Video will eventually be in that mix; it will depend what news sites are running it and why they believe it’s legit.

Or, if you’re a person committed to a particular viewpoint, you now can ignore conflicting video and believe supporting video. But that’s already how some people think, it’s not a new phenomenon.


It’s also interesting to think about the value of one’s likeness. Right now having a well-known face is of course extremely valuable. And in the near-term that value may go up because you could sell your perfect, youthful likeness indefinitely. A model with a strikingly attractive face at 22 could keep saying “I’m worth it” in front of whatever overpriced tat they are selling, forever, and I think our culture will also shift such that no-one will care that much about it being a digital immortal. And we’ve already seen in movies actors play as both their current self and more youthful versions where that supports the plot.
Longer-term though, likenesses will lose a lot of value once we can make and convincingly animate entirely digital faces that are unique and have character.

Will Deepfake now discredit video evidence in court?

And the answer is (drumroll please) personal ownership of identity enforceable under law!
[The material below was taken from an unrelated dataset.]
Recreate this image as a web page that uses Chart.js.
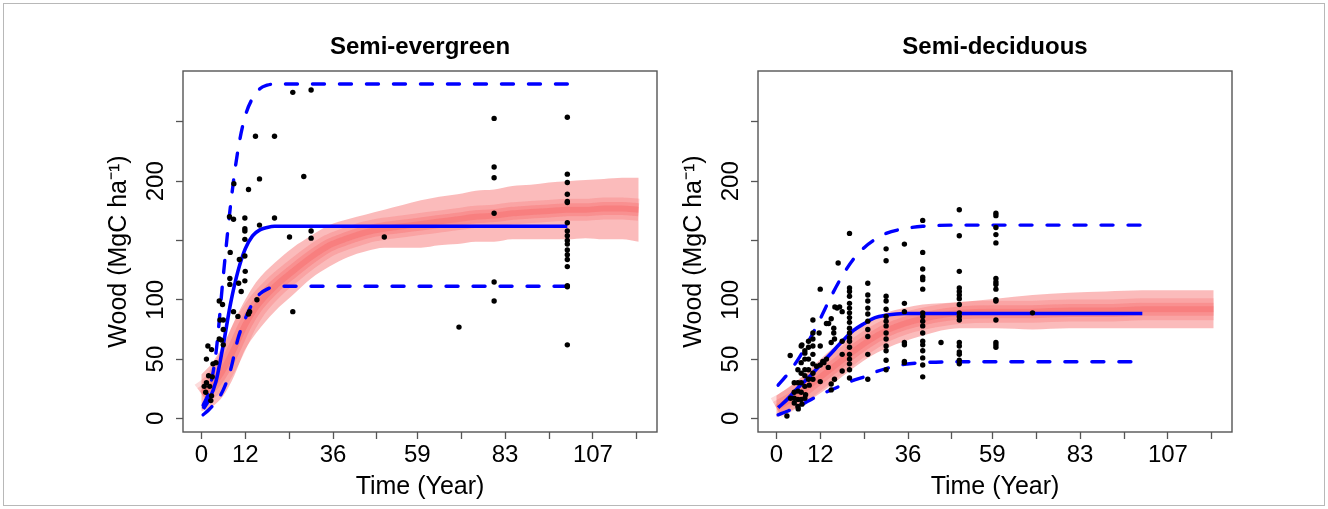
<!DOCTYPE html>
<html>
<head>
<meta charset="utf-8">
<script src="https://cdn.jsdelivr.net/npm/chart.js@4"></script>
<style>
  html, body { margin: 0; padding: 0; background: #fff; }
  #wrap { position: relative; width: 1328px; height: 509px; overflow: hidden; }
  #frame { position: absolute; left: 3px; top: 3px; width: 1320px; height: 501px; border: 1px solid #b8b8b8; }
  canvas { position: absolute; top: 0; }
</style>
</head>
<body>
<div id="wrap">
  <div id="frame"></div>
  <canvas id="evg" width="664" height="509" style="left:0px"></canvas>
  <canvas id="dec" width="664" height="509" style="left:575px"></canvas>
</div>
<script>
// ticks: R draws every tick but drops labels that would overlap
const timeTicks = [0, 12, 24, 36, 48, 59, 71, 83, 95, 107, 119];
const timeLabels = [0, 12, 36, 59, 83, 107];
const woodTicks = [0, 50, 100, 150, 200, 250];
const woodLabels = [0, 50, 100, 200];

// Semi-evergreen : fitted curve and its bounds
const evgFitTime = [0.5, 2, 4, 6, 8, 10, 12, 14, 16, 18, 20, 25, 30, 40, 60, 80, 100];
const evgFit   = [8, 15, 31, 62, 97, 124, 143, 154, 159, 161, 162, 162, 162, 162, 162, 162, 162];
const evgUpper = [11, 22, 55, 120, 180, 226, 255, 270, 278, 281, 282, 282, 282, 282, 282, 282, 282];
const evgLower = [3, 7, 14, 24, 41, 67, 84, 97, 105, 109, 111, 111.5, 111.5, 111.5, 111.5, 111.5, 111.5];

// Semi-evergreen : simulated envelope (red)
const evgSimTime = [0, 3, 6, 9, 12, 15, 20, 25, 30, 35, 40, 45, 50, 55, 60, 65, 70, 75, 80, 85, 90, 95, 100, 105, 110, 115, 119.5];
const evgSimLow  = [6, 10, 19, 36, 58, 72, 90, 104, 118, 128, 136, 141, 144, 144, 144, 146, 147, 149, 149, 151, 151, 151, 151, 152, 151, 151, 149];
const evgSimMid  = [21, 28, 41, 59, 79, 94, 111, 124, 136, 146, 152, 157, 160, 162, 164, 166, 168, 170, 171, 173, 174, 175, 176, 176, 177, 177, 176];
const evgSimHigh = [37, 47, 62, 82, 100, 115, 131, 144, 154, 163, 168, 172, 176, 180, 184, 187, 189, 192, 193, 196, 197, 199, 200, 201, 202, 203, 203];

// Semi-evergreen : field plots [age, wood]
const evgPlots = [
  [0.8,27],[1.2,22],[1.4,30],[1.4,50],[1.8,61],[2,36],[2.3,27],[2.6,15],[2.8,19],[2.8,58],
  [3,35],[3.2,46],[4,47],[4.9,67],[4.9,99],[5.1,83],[5.5,66],[5.8,96],[6,62],[6,75],[6,83],
  [7.8,113],[7.8,118],[7.9,140],[7.7,170],[8.8,90],[8.8,168],[8.9,198],[10,86],[10.2,114],
  [10.4,134],[10.9,107],[11.9,116],[12,124],[11.9,137],[11.9,151],[11.9,158],[11.9,160],
  [11.9,169],[12.9,88],[13.2,90],[12.9,193],[14.8,238],[15.2,100],[15.9,163],[15.9,202],
  [20,169],[20,238],[24.1,153],[25,90],[25,275],[28,204],[30,152],[30,158],[30,277],[50,153],[70.4,77],
  [80,99],[80,115],[80,173],[80,203],[80,212],[80,253],
  [100,62],[100,111],[100,112],[100,128],[100,134],[100,138],[100,142],[100,147],[100,150],
  [100,154],[100,158],[100,165],[100,182],[100,183],[100,189],[100,199],[100,206],[100,254]
];

// Semi-deciduous : fitted curve and its bounds
const decFitTime = [0.5, 3, 6, 9, 12, 15, 18, 21, 24, 27, 30, 35, 40, 50, 60, 80, 100];
const decFit   = [9, 16, 26, 35, 45, 55, 65, 74, 80, 85, 87, 88.5, 88.5, 88.5, 88.5, 88.5, 88.5];
const decUpper = [28, 37, 50, 66, 84, 103, 120, 134, 144, 151, 156, 160, 162, 163, 163, 163, 163];
const decLower = [3, 6, 10, 15, 20, 24, 28, 32, 35, 39, 42, 45.5, 47, 47.7, 47.7, 47.7, 47.7];

// Semi-deciduous : simulated envelope (red)
const decSimTime = [0, 5, 10, 15, 20, 25, 30, 35, 40, 50, 60, 70, 80, 90, 100, 110, 119.5];
const decSimLow  = [1, 8, 17, 28, 40, 51, 59, 65, 70, 76, 76, 75, 76, 76, 76, 76, 76];
const decSimMid  = [9, 18, 30, 42, 54, 65, 74, 80, 84, 89, 90, 90, 91, 91, 92, 92, 92];
const decSimHigh = [19, 30, 44, 58, 70, 81, 89, 93, 96, 98, 101, 104, 106, 107, 108, 108, 108];

// Semi-deciduous : field plots [age, wood]
const decPlots = [
  [2.9,2],[3.8,53],[7,62],[12,109],[10,83],[16.9,131],[14.3,80],[16.6,93],[17.3,94],[16,94],
  [18,90],[15,84],[13.7,80],[10,72],[11.7,72],[12,61],[8.8,65],[6.8,61],[7.8,55],[8.8,50],
  [15.7,76],[15.7,72],[15.9,67],[15,64],[18,65],[18,54],[18,40],[15.9,33],[15,29],[15,24],
  [13.7,50],[12.7,48],[14.2,43],[12,31],[10,67],[10,61],[10,54],[10,46],[10,38],[10,33],
  [8.8,60],[8.8,41],[8.8,33],[7.8,57],[7.8,50],[7.8,41],[7.8,36],[7.8,27],[6.8,47],[6.8,38],
  [6.8,30],[6.8,22],[5.9,41],[5.9,30],[5.9,23],[5.9,16],[4.9,30],[4.9,22],[4.9,17],[4.9,13],
  [3.9,17],[5.9,10],[6.8,16],[7.8,17],[12,45],[13,47],[11,44],[9,28],[8,20],[6,8],[7,12],
  [20,156],[20,110],[20,107],[20,103],[20,97],[20,93],[20,89],[20,85],[20,81],[20,76],
  [20,72],[20,68],[20,65],[20,60],[20,54],[20,50],[20,46],[20,41],[20,34],
  [25,114],[25,104],[25,99],[25,93],[25,88],[25,82],[25,75],[25,69],[25,54],[25,33],
  [30,143],[30,133],[30,103],[30,99],[30,92],[30,86],[30,82],[30,78],[30,72],[30,67],
  [30,61],[30,57],[30,49],[30,41],
  [35,147],[35,97],[35,90],[35,64],[35,62],[35,48],[35,47],
  [40,167],[40,140],[40,126],[40,119],[40,117],[40,109],[40,89],[40,86],[40,82],[40,78],
  [40,72],[40,65],[40,62],[40,57],[40,51],[40,45],[40,35],
  [45,64],
  [50,176],[50,154],[50,124],[50,110],[50,107],[50,104],[50,101],[50,96],[50,89],[50,86],
  [50,83],[50,64],[50,61],[50,56],[50,54],[50,49],[50,46],
  [60,173],[60,171],[60,161],[60,155],[60,148],[60,118],[60,115],[60,113],[60,109],[60,100],
  [60,99],[60,83],[60,64],[60,62],[60,60],
  [70,89]
];

Chart.defaults.font.family = '"Liberation Sans", Arial, Helvetica, sans-serif';

function zip(xs, ys) {
  return xs.map((x, i) => ({ x: x, y: ys[i] }));
}

// box round the plotting region, like R's box()
const boxPlugin = {
  id: 'box',
  afterDraw(chart) {
    const a = chart.chartArea;
    const ctx = chart.ctx;
    ctx.save();
    ctx.strokeStyle = '#555';
    ctx.lineWidth = 1.4;
    ctx.strokeRect(a.left, a.top, a.right - a.left, a.bottom - a.top);
    ctx.restore();
  }
};

function drawPanel(id, title, p) {
  const band = 'rgba(242, 50, 50, 0.33)';
  const core = 'rgba(242, 50, 50, 0.17)';
  const blue = '#0000ff';

  // darker core of the envelope: a few stacked translucent strokes along the median
  const coreLines = [22, 13, 6].map(w => ({
    data: zip(p.simTime, p.simMid), borderColor: core, borderWidth: w, pointRadius: 0,
    fill: false, order: 9, cubicInterpolationMode: 'monotone'
  }));

  return new Chart(document.getElementById(id), {
    type: 'line',
    data: {
      datasets: [
        { data: zip(p.simTime, p.simLow), borderColor: 'transparent', borderWidth: 1, pointRadius: 0,
          fill: false, order: 10, cubicInterpolationMode: 'monotone' },
        { data: zip(p.simTime, p.simHigh), borderColor: 'transparent', borderWidth: 1, pointRadius: 0,
          fill: '-1', backgroundColor: band, order: 10, cubicInterpolationMode: 'monotone' },
        ...coreLines,
        { data: zip(p.fitTime, p.upper), borderColor: blue, borderWidth: 3.4, borderDash: [12, 15],
          borderCapStyle: 'round', pointRadius: 0, fill: false, order: 3, cubicInterpolationMode: 'monotone' },
        { data: zip(p.fitTime, p.lower), borderColor: blue, borderWidth: 3.4, borderDash: [12, 15],
          borderCapStyle: 'round', pointRadius: 0, fill: false, order: 3, cubicInterpolationMode: 'monotone' },
        { data: zip(p.fitTime, p.fit), borderColor: blue, borderWidth: 3.6, pointRadius: 0,
          fill: false, order: 2, cubicInterpolationMode: 'monotone' },
        { data: p.plots.map(d => ({ x: d[0], y: d[1] })), showLine: false, pointRadius: 2.7,
          pointBackgroundColor: '#000', pointBorderWidth: 0, order: 1 }
      ]
    },
    options: {
      responsive: false,
      animation: false,
      layout: { padding: { left: 0, right: 7, top: 0, bottom: 0 } },
      plugins: {
        legend: { display: false },
        tooltip: { enabled: false },
        title: {
          display: true, text: title, fullSize: false, color: '#000',
          font: { size: 24, weight: 'bold' },
          padding: { top: 33, bottom: 9.2 }
        }
      },
      scales: {
        x: {
          type: 'linear', min: -5, max: 124.5,
          afterBuildTicks: s => { s.ticks = timeTicks.map(v => ({ value: v })); },
          afterFit: s => { s.height = 77; },
          ticks: {
            autoSkip: false, maxRotation: 0, color: '#000', font: { size: 24 }, padding: 1.5,
            callback: v => timeLabels.includes(v) ? String(v) : ''
          },
          grid: { drawOnChartArea: false, tickLength: 7, tickColor: '#555', tickWidth: 1.3 },
          border: { display: false },
          title: { display: true, text: 'Time (Year)', color: '#000', font: { size: 25 },
                   padding: { top: 0, bottom: 7 } }
        },
        y: {
          type: 'linear', min: -11.5, max: 293,
          afterBuildTicks: s => { s.ticks = woodTicks.map(v => ({ value: v })); },
          afterFit: s => { s.width = 183; },
          ticks: {
            autoSkip: false, minRotation: 90, maxRotation: 90, crossAlign: 'center',
            color: '#000', font: { size: 24 }, padding: 0,
            callback: v => woodLabels.includes(v) ? String(v) : ''
          },
          grid: { drawOnChartArea: false, tickLength: 7, tickColor: '#555', tickWidth: 1.3 },
          border: { display: false },
          title: { display: true, text: 'Wood (MgC ha\u207B\u00B9)', color: '#000', font: { size: 25 },
                   padding: { top: 104, bottom: 0 } }
        }
      }
    },
    plugins: [boxPlugin]
  });
}

drawPanel('evg', 'Semi-evergreen', {
  fitTime: evgFitTime, fit: evgFit, upper: evgUpper, lower: evgLower,
  simTime: evgSimTime, simLow: evgSimLow, simMid: evgSimMid, simHigh: evgSimHigh,
  plots: evgPlots
});
drawPanel('dec', 'Semi-deciduous', {
  fitTime: decFitTime, fit: decFit, upper: decUpper, lower: decLower,
  simTime: decSimTime, simLow: decSimLow, simMid: decSimMid, simHigh: decSimHigh,
  plots: decPlots
});
</script>
</body>
</html>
Which the US does not have now, but other countries have to some degree in the form of privacy rights.

Sure, you can now sue someone for harm caused by their use of your personally identifiable information, but you have to prove the harm. It’s not de facto illegal to do so. This opens the proverbial floodgates for bad actors to create products like the ones discussed above for profit and use a portion of that profit for legal defense. That maximizes the potential for harm and creates the highest barrier to corrective action. Not good.

I hope this will be the spur to action on this issue. But advertisers will scream because they’re invested in using your personal information via Big Data to provide marketing analyses, and that’s big bucks. So there’s an industry dedicated to opposing identity ownership laws (in the US).